Follow the prompts to complete conda set up - answer yes to all the questions!

Note

The SRA Github installation instructions downloads and installs the toolkit with a different approach, however it requires interactive configuration steps and as of February 2021 there is an error with data downloads, so we are showing the conda installation method.

Step 3: Install SRA toolkit¶

We will create a conda environment and install SRA toolkit version 2.10.9 in it, where the conda channels and toolkit version are defined in a yaml file.

Make the "environment.yml" file:

nano environment.yml

Copy and paste the text below into the nano text editor:

channels:
 - conda-forge
 - bioconda
 - defaults
dependencies:
 - sra-tools=2.10.9

Save with Ctrl O and exit with Ctrl X the editor.

Create the conda environment:

conda env create -n sratest -f environment.yml

Activate the environment:

conda activate sratest

Let's check that the installation worked. The command fasterq-dump (a faster version of fastq-dump) is used to specify NCBI accessions to download.

Input

Take a look at the help documentation for a list of the options associated with this command:

fasterq-dump -h

Expected Output

The top of the help documentation:

Usage: fasterq-dump [ options ] [ accessions(s)... ]
Parameters:
    accessions(s)                    list of accessions to process
Options:
    -o|--outfile <path>              full path of outputfile (overrides usage
                                    of current directory and given accession)
...

Step 4: Download fastq files¶

Let's download fastq data files from an E. coli sample. We need the "SRR" ID:

Download the file using the fasterq-dump command and specify the ouput (-O) directory as ./, which sets it to save outputs in the current directory:

Input

fasterq-dump SRR5368359 -O ./

Expected Output

When the command completes, the output in the shell should look like this:

spots read : 2,116,469
reads read : 4,232,938
reads written : 4,232,938

There should be two fastq files in our directory that can be used for analysis!

Input

ls -lh

Expected Output

total 1.5G
-rw-rw-r-- 1 <username> <username> 767M Jan  5 02:40 SRR5368359_1.fastq
-rw-rw-r-- 1 <username> <username> 767M Jan  5 02:40 SRR5368359_2.fastq

Take a look at the file!

Input

head -n 4 SRR5368359_1.fastq

Expected Output

@SRR5368359.1 1 length=151
CTATATTGGTTAAAGTATTTAGTGACCTAAGTCAATAAAATTTTAATTTACTCACGGCAGGTAACCAGTTCAGAAGCTGCTATCAGACACTCTTTTTTTAATCCACACAGAGACATATTGCCCGTTGCAGT
CAGAATGAAAAGCTGAAAAA
+SRR5368359.1 1 length=151
C@@FFEFFHHHHHJJGIIIIIJIJJJJJJJJJIJJJJJJGJJJJJJJJJJJJJJJJIIIJI=FHGIHIEHIJJHHGHHFFFFFDEEEDEDDDDCDDDDBDDCCCDDDDDDDDDDDDC@CCCDDD>ADDCDD
DDCDDDDDDDDDDDDD@CDB

Step 5: Exit VM¶

To exit the VM:

type "exit" to logout
type "exit" to close the VM connection

This brings you back to the Google Cloud Shell terminal.
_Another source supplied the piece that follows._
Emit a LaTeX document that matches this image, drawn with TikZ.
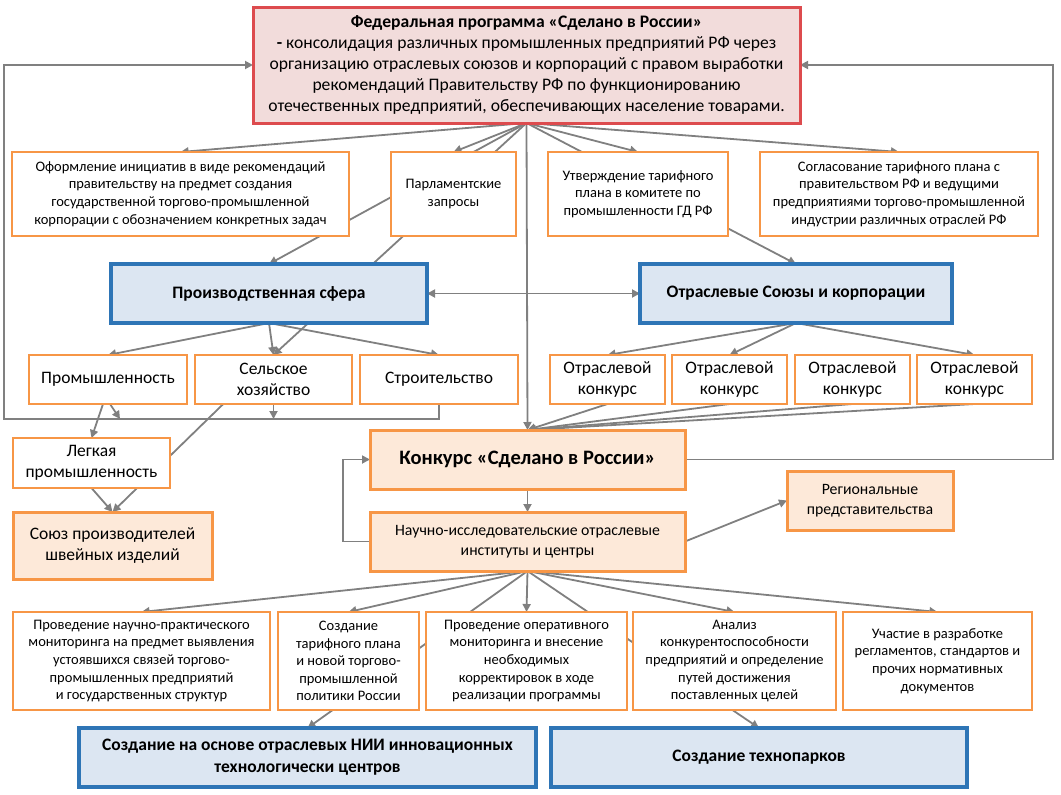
\documentclass[tikz,border=0pt]{standalone}
\usepackage{fontspec}
\setmainfont{Carlito}
\usetikzlibrary{arrows.meta,calc}
\definecolor{orng}{RGB}{247,150,70}
\definecolor{lorng}{RGB}{253,233,217}
\definecolor{blu}{RGB}{46,117,182}
\definecolor{lblu}{RGB}{220,230,242}
\definecolor{rd}{RGB}{221,75,78}
\definecolor{pnk}{RGB}{242,220,219}
\definecolor{lgray}{RGB}{128,128,128}
\pgfdeclarelayer{bg}
\pgfsetlayers{bg,main}
\newcommand\bx[7]{\node[#1,anchor=north west,minimum width={#4-#2},minimum height={#5-#3}] (#6) at (#2,#3) {#7};}
\tikzset{
  ln/.style={draw=lgray,line width=1.8pt},
  arr/.style={ln,-{Triangle[length=8pt,width=8pt]}},
  darr/.style={ln,{Triangle[length=8pt,width=8pt]}-{Triangle[length=8pt,width=8pt]}},
  base/.style={align=center,inner sep=0pt,outer sep=0pt,text=black},
  ob/.style={base,draw=orng,line width=2.2pt,fill=white},
  ol/.style={base,draw=orng,line width=3pt,fill=lorng},
  bb/.style={base,draw=blu,line width=3.2pt,fill=lblu,font=\bfseries\fontsize{17.5}{22}\selectfont},
  fedbox/.style={base,draw=rd,line width=3pt,fill=pnk,font=\fontsize{17.6}{21}\selectfont},
  sm/.style={font=\fontsize{14.5}{17.6}\selectfont},
  md/.style={font=\fontsize{17.5}{21}\selectfont},
  ni/.style={font=\fontsize{15.8}{20.5}\selectfont},
  kon/.style={font=\bfseries\fontsize{20.5}{24}\selectfont},
}
\begin{document}
\begin{tikzpicture}[x=1pt,y=-1pt]
\useasboundingbox (0,0) rectangle (1061,795);
% top
\bx{fedbox}{253}{7}{800}{123}{fed}{\textbf{Федеральная программа «Сделано в России»}\\
\textbf{-} консолидация различных промышленных предприятий РФ через\\
организацию отраслевых союзов и корпораций с правом выработки\\
рекомендаций Правительству РФ по функционированию\\
отечественных предприятий, обеспечивающих население товарами.}
% row A
\bx{ob,sm}{12}{152}{349}{236}{A1}{Оформление инициатив в виде рекомендаций\\правительству на предмет создания\\государственной торгово-промышленной\\корпорации с обозначением конкретных задач}
\bx{ob,sm}{391}{152}{516}{236}{A2}{Парламентские\\запросы}
\bx{ob,sm}{548}{152}{728}{236}{A3}{Утверждение тарифного\\плана в комитете по\\промышленности ГД РФ}
\bx{ob,sm}{760}{152}{1038}{236}{A4}{Согласование тарифного плана с\\правительством РФ и ведущими\\предприятиями торгово-промышленной\\индустрии различных отраслей РФ}
% blue
\bx{bb}{111}{264}{427}{323}{P}{Производственная сфера}
\bx{bb}{640}{264}{952}{323}{O}{Отраслевые Союзы и корпорации}
% row R
\bx{ob,md}{29}{355}{187}{404}{R1}{Промышленность}
\bx{ob,md}{195}{355}{352}{404}{R2}{Сельское\\хозяйство}
\bx{ob,md}{360}{355}{518}{404}{R3}{Строительство}
\bx{ob,md}{550}{355}{665}{404}{K1}{Отраслевой\\конкурс}
\bx{ob,md}{672}{355}{787}{404}{K2}{Отраслевой\\конкурс}
\bx{ob,md}{795}{355}{910}{404}{K3}{Отраслевой\\конкурс}
\bx{ob,md}{917}{355}{1032}{404}{K4}{Отраслевой\\конкурс}
% left column
\bx{ob,md}{13}{438}{170}{488}{L}{Легкая\\промышленность}
\bx{ol,md}{13}{512}{212}{579}{U}{Союз производителей\\швейных изделий}
% center
\bx{ol,kon}{370}{430}{685}{489}{Kon}{Конкурс «Сделано в России»}
\bx{ol,ni}{370}{512}{685}{571}{N}{Научно-исследовательские отраслевые\\институты и центры}
\bx{ol,ni}{787}{471}{953}{530}{Reg}{Региональные\\представительства}
% row B
\bx{ob,sm}{13}{612}{270}{710}{B1}{Проведение научно-практического\\мониторинга на предмет выявления\\устоявшихся связей торгово-\\промышленных предприятий\\и государственных структур}
\bx{ob,sm}{278}{612}{419}{710}{B2}{Создание\\тарифного плана\\и новой торгово-\\промышленной\\политики России}
\bx{ob,sm}{426}{612}{627}{710}{B3}{Проведение оперативного\\мониторинга и внесение\\необходимых\\корректировок в ходе\\реализации программы}
\bx{ob,sm}{633}{612}{836}{710}{B4}{Анализ\\конкурентоспособности\\предприятий и определение\\путей достижения\\поставленных целей}
\bx{ob,sm}{843}{612}{1032}{710}{B5}{Участие в разработке\\регламентов, стандартов и\\прочих нормативных\\документов}
% row C
\bx{bb}{79}{728}{536}{787}{C1}{Создание на основе отраслевых НИИ инновационных\\технологически центров}
\bx{bb}{551}{728}{967}{787}{C2}{Создание технопарков}
% helper coordinates
\coordinate (frL) at (4,419);
\coordinate (frR) at (1053,65);
\coordinate (hitA) at (120,419);
\coordinate (hitB) at (273.5,419);
\coordinate (loopN) at (343,541.5);
\begin{pgfonlayer}{bg}
% from federal program
\draw[arr] (fed.south) -- (A1.north);
\draw[arr] (fed.south) -- (P.north);
\draw[arr] (fed.south) -- (A2.north);
\draw[arr] (fed.south) -- (R2.north);
\draw[arr] (fed.south) -- (Kon.north);
\draw[arr] (fed.south) -- (O.north);
\draw[arr] (fed.south) -- (A3.north);
\draw[arr] (fed.south) -- (A4.north);
% production sphere
\draw[arr] (P.south) -- (R1.north);
\draw[arr] (P.south) -- (R2.north);
\draw[arr] (P.south) -- (R3.north);
\draw[darr] (P.east) -- (O.west);
% unions
\draw[arr] (O.south) -- (K1.north);
\draw[arr] (O.south) -- (K2.north);
\draw[arr] (O.south) -- (K4.north);
\foreach \k in {K1,K2,K3,K4} \draw[arr] (\k.south) -- (Kon.north);
% left frame
\draw[arr] (R3.south) |- (frL) |- (fed.west);
\draw[arr] ([xshift=2pt]R1.south) -- (hitA);
\draw[arr] ([xshift=-5pt]R1.south) -- (L.north);
\draw[arr] (R2.south) -- (hitB);
\draw[arr] ($(R2.south west)!0.18!(R2.south east)$) -- (U.north);
\draw[arr] (L.south) -- (U.north);
% right frame
\draw[arr] (Kon.east) -| (frR) -- (fed.east);
% contest
\draw[arr] (Kon.south) -- (N.north);
\draw[arr] (N.west) -- (loopN) |- (Kon.west);
\draw[arr] (N.east) -- (Reg.west);
% research institutes
\draw[arr] (N.south) -- (B1.north);
\draw[arr] (N.south) -- (B2.north);
\draw[arr] (N.south) -- (C1.north);
\draw[arr] (N.south) -- (B3.north);
\draw[arr] (N.south) -- (C2.north);
\draw[arr] (N.south) -- (B4.north);
\draw[arr] (N.south) -- (B5.north);
\end{pgfonlayer}
\end{tikzpicture}
\end{document}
Type "exit" one more time to completely close the shell panel.

Tip

Closing the VM does not stop the instance!

Step 6: Stop or delete the instance¶

When you're finished using the virtual machine, be sure to stop or delete it, otherwise it will continue to incur costs.

There are two options (click on the three vertical dots):

You can "Stop" the instance. This will pause the instance, so it's not running, but it will still incur storage costs. This is a good option if you want to come back to this instance (click "Start/Resume") without having to reconfigure and download files every time.
If you're completely done with the instance, you can "Delete" it. This will delete all files though, so download any files you want to keep!

Last update: April 26, 2021